According to NPR, this marks the third time the Oreshnik has been used in the four-year war. The weapon reportedly travels at more than 10 times the speed of sound and, per Russia's own claims, is immune to any current missile defense system.
The Oreshnik is capable of carrying nuclear or conventional warheads. Russia used conventional payloads here.
What Russia Claims It Was Targeting
Russia's Defense Ministry said Sunday the strikes hit Ukrainian "military command and control facilities," air bases, and military industrial enterprises, according to NPR. It did NOT specify locations.
The ministry framed the attack as retaliation for Ukrainian strikes on "civilian facilities on Russian territory" — specifically pointing to the May 22 drone strike on a college dormitory in Starobilsk, in Russian-occupied eastern Ukraine.
The Starobilsk Dispute
Putin personally denounced the Starobilsk strike on Friday, claiming 21 students were killed in an attack on civilian infrastructure with NO military presence nearby. Russia's Ministry of Emergency Situations confirmed the toll at 21 dead, 42 injured as search-and-rescue concluded Saturday, according to NPR.
Ukraine's story: the General Staff confirmed it struck near Starobilsk, but says it hit an elite Russian military unit — NOT a dormitory. Ukrainian Ambassador Andrii Melnyk called Russia's framing at the U.N. a "pure propaganda show."
Both sides have a documented pattern of spinning casualties in their favor. What's not in dispute: 21 people are dead in Starobilsk, and Russia used that as the stated justification for Sunday's assault on Kyiv.
The U.N. Meeting
Russia requested an emergency U.N. Security Council meeting over the Starobilsk strike. Melnyk showed up and denied war crimes allegations point-blank, per NPR. Russia's ambassador made accusations. The Security Council remains functionally paralyzed on this war since day one because Russia holds a veto.
What Mainstream Coverage Is Getting Wrong
Most of the left-leaning coverage — AP, NPR, BBC — is doing solid factual work on the strike itself. But there's a consistent framing issue worth noting.
The Starobilsk dormitory strike is getting treated as background context rather than a serious event in its own right. 21 people dead in a single strike deserves more than a paragraph. Whether it was a legitimate military target or a civilian facility is an open question that most outlets are letting Ukraine's denial sit largely unexamined.
Additionally, the NYT's early coverage hedged whether the Oreshnik was even used.
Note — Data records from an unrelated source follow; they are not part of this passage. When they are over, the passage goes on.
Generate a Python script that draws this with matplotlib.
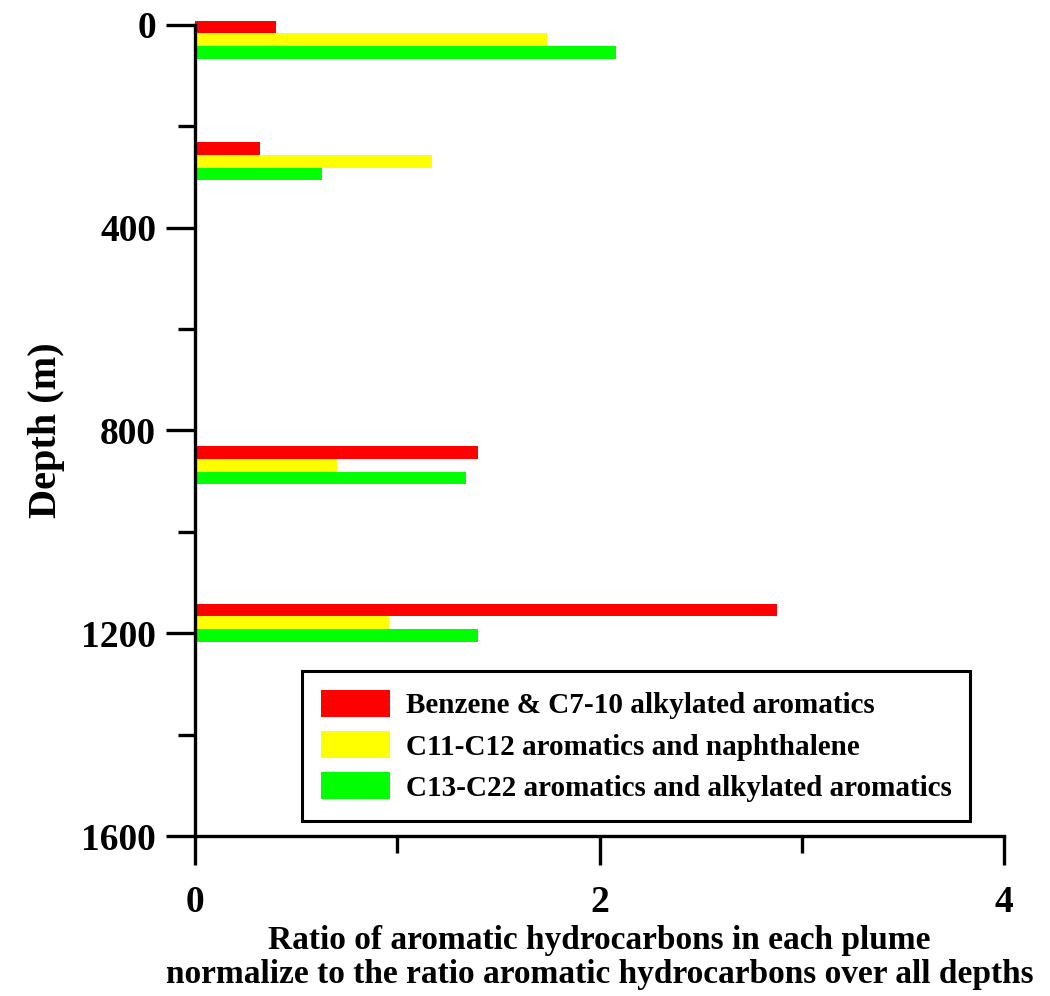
import matplotlib
matplotlib.use("Agg")
import matplotlib.pyplot as plt
from matplotlib.ticker import MultipleLocator

plt.rcParams['font.family'] = ['Liberation Serif', 'DejaVu Serif']
plt.rcParams['font.weight'] = 'bold'

group_depths = [0, 240, 840, 1150]
series_names = ["Benzene & C7-10 alkylated aromatics",
                "C11-C12 aromatics and naphthalene",
                "C13-C22 aromatics and alkylated aromatics"]
benzene = [0.40, 0.32, 1.40, 2.88]
c11_c12 = [1.74, 1.17, 0.70, 0.96]
c13_c22 = [2.08, 0.63, 1.34, 1.40]
colors = ["#ff0000", "#ffff00", "#00ff00"]

fig = plt.figure(figsize=(10.5, 9.96), dpi=100)
ax = fig.add_axes([195/1050, 1-836/996, 809/1050, 811/996])

bar_h = 25
for i, (vals, name, col) in enumerate(zip([benzene, c11_c12, c13_c22], series_names, colors)):
    ys = [d + 4 + i*bar_h for d in group_depths]
    bars = ax.barh(ys, vals, height=bar_h, color=col, edgecolor='none', label=name)
    for b in bars:
        b.set_clip_on(False)

ax.set_xlim(0, 4)
ax.set_ylim(1600, 0)
ax.xaxis.set_major_locator(MultipleLocator(2))
ax.xaxis.set_minor_locator(MultipleLocator(1))
ax.yaxis.set_major_locator(MultipleLocator(400))
ax.yaxis.set_minor_locator(MultipleLocator(200))
for s in ['top', 'right']:
    ax.spines[s].set_visible(False)
for s in ['left', 'bottom']:
    ax.spines[s].set_linewidth(2.4)
ax.tick_params(axis='both', which='major', length=21, width=2.4, labelsize=27, direction='out')
ax.tick_params(axis='both', which='minor', length=12, width=2.4, direction='out')
ax.tick_params(axis='y', which='major', pad=7)
ax.tick_params(axis='x', which='major', pad=14)

ax.set_ylabel("Depth (m)", fontsize=29, fontweight='bold', labelpad=12)
ax.set_xlabel("Ratio of aromatic hydrocarbons in each plume\nnormalize to the ratio aromatic hydrocarbons over all depths",
              fontsize=24, fontweight='bold', labelpad=4, linespacing=1.1)

leg = fig.legend(loc='upper left', bbox_to_anchor=(302/1050, 1-671/996), borderaxespad=0,
                 fontsize=21, handlelength=2.35, handleheight=1.05, labelspacing=0.4,
                 frameon=True, fancybox=False, edgecolor='black', framealpha=1,
                 borderpad=0.65, handletextpad=0.55)
leg.get_frame().set_linewidth(2.2)

fig.savefig("out.png", dpi=100)
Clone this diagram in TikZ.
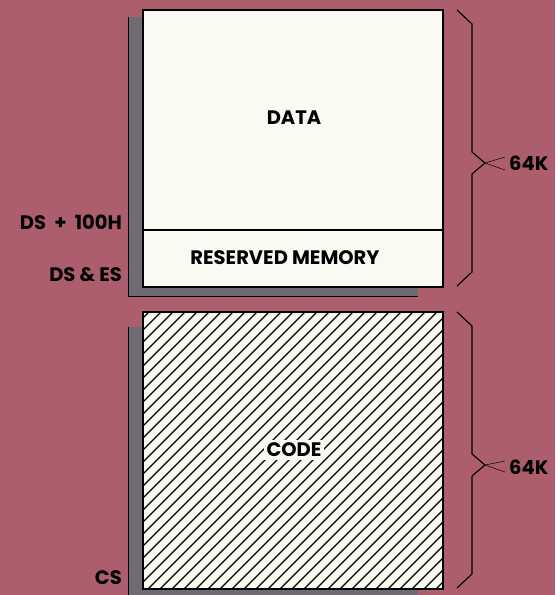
\documentclass[tikz,border=0pt]{standalone}
\usepackage{fontspec}
\setmainfont{Poppins}
\definecolor{rosebg}{RGB}{172,94,108}
\definecolor{shadowgray}{RGB}{112,106,116}
\definecolor{paper}{RGB}{251,250,242}
\tikzset{
    memlabel/.style={font=\fontsize{19.5}{22}\selectfont\bfseries, inner sep=0pt},
    addrlabel/.style={font=\fontsize{19.5}{22}\selectfont\bfseries, anchor=east, inner sep=0pt},
    brace/.style={line width=1.1pt, line join=round},
    pointer/.style={line width=0.5pt}
}
\begin{document}
\begin{tikzpicture}[x=1pt, y=-1pt, >=latex]
        % --- SETTINGS ---
        \def\boxL{143}
        \def\boxR{443}
        \def\boxH{277}
        \def\braceX{472}

        % Background
        \fill[rosebg] (0,0) rectangle (555,595);
        \useasboundingbox (0,0) rectangle (555,595);

        % =========================================
        % DATA SEGMENT (Top)
        % =========================================
        \begin{scope}[shift={(0, 10)}]
            % Shadow
            \fill[shadowgray] (128, 7) rectangle (418, \boxH+9);
            \draw[black, line width=0.6pt] (128, 7) -- (128, \boxH+9) -- (418, \boxH+9);

            % Front Sheet
            \fill[paper] (\boxL, 0) rectangle (\boxR, \boxH);
            \draw[black, line width=1.2pt] (\boxL, 0) rectangle (\boxR, \boxH);
            \draw[black, line width=1.2pt] (\boxL, 220) -- (\boxR, 220);

            \node[memlabel] (data) at (294, 108) {DATA};
            \node[memlabel] (reserved) at (285, 248) {RESERVED MEMORY};

            % Brace
            \draw[brace] (457, 0) -- (\braceX, 14) -- (\braceX, 142) -- (485, 153) coordinate (tipData)
                -- (\braceX, 164) -- (\braceX, 262) -- (457, 276);
            \node[memlabel, anchor=west] (kData) at (509, 153) {64K};
            \draw[pointer] (kData.west) ++(-4,-6) -- (tipData) -- ++(20,7);
        \end{scope}

        % Addresses (Data)
        \node[addrlabel] (dsHund) at (122, 222) {DS\ \ +\ \ 100H};
        \node[addrlabel] (dsEs) at (122, 275) {DS \& ES};

        % =========================================
        % CODE SEGMENT (Bottom)
        % =========================================
        \begin{scope}[shift={(0, 312)}]
            % Shadow
            \fill[shadowgray] (128, 15) rectangle (418, \boxH+12);
            \draw[black, line width=0.6pt] (128, 15) -- (128, \boxH+12);

            % Front Sheet
            \fill[paper] (\boxL, 0) rectangle (\boxR, \boxH);
            % Hatching
            \begin{scope}
                \clip (\boxL, 0) rectangle (\boxR, \boxH);
                \foreach \x in {-140, -128, ..., 450} {
                    \draw[line width=1.1pt] (\x, \boxH) -- (\x+\boxH, 0);
                }
            \end{scope}
            \draw[black, line width=1.2pt] (\boxL, 0) rectangle (\boxR, \boxH);

            \node[memlabel, fill=paper, inner sep=3pt] (code) at (294, 138) {CODE};

            % Brace
            \draw[brace] (457, 0) -- (\braceX, 14) -- (\braceX, 142) -- (485, 153) coordinate (tipCode)
                -- (\braceX, 164) -- (\braceX, 262) -- (457, 276);
            \node[memlabel, anchor=west] (kCode) at (509, 155) {64K};
            \draw[pointer] (kCode.west) ++(-4,-6) -- (tipCode) -- ++(20,7);
        \end{scope}

        % Address (Code)
        \node[addrlabel] (cs) at (122, 578) {CS};

    \end{tikzpicture}
\end{document}
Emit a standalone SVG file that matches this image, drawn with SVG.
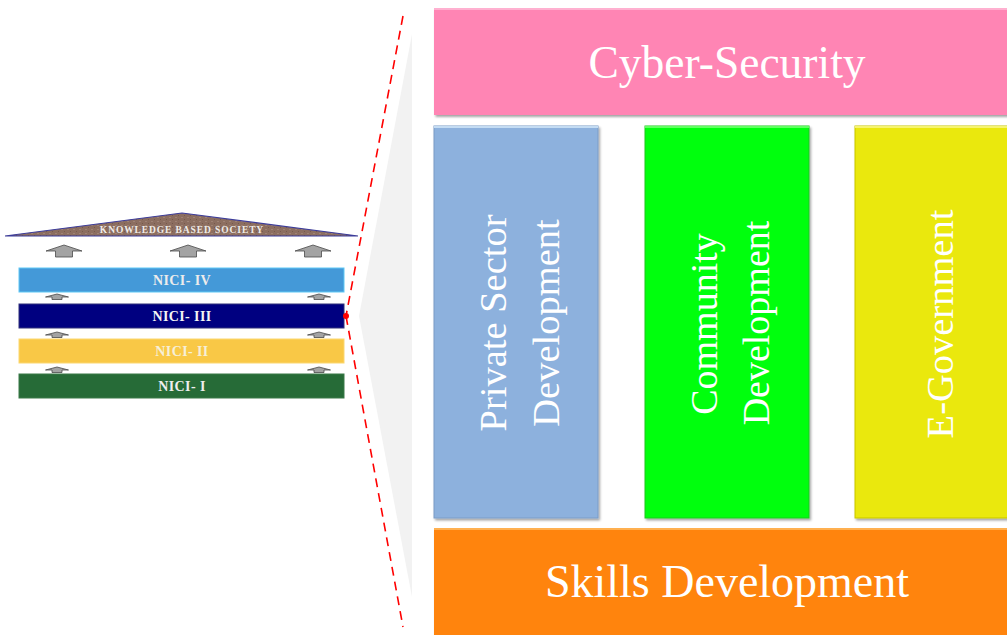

That question is now settled — Russia's own Defense Ministry and Zelensky both confirmed it.
Few sources are adequately addressing the strategic escalation signal here: a hypersonic nuclear-capable missile used within 50 miles of a European capital, for the third time. This represents a deliberate demonstration of reach and capability.
What This Means for Regular People
For Ukrainians, this is four more funerals and a city full of damaged schools and apartment blocks. For everyone else watching: Russia just used its most advanced non-nuclear weapon system in range of Kyiv — again — and the international response is another U.N. meeting.
The Oreshnik's third deployment has established a pattern.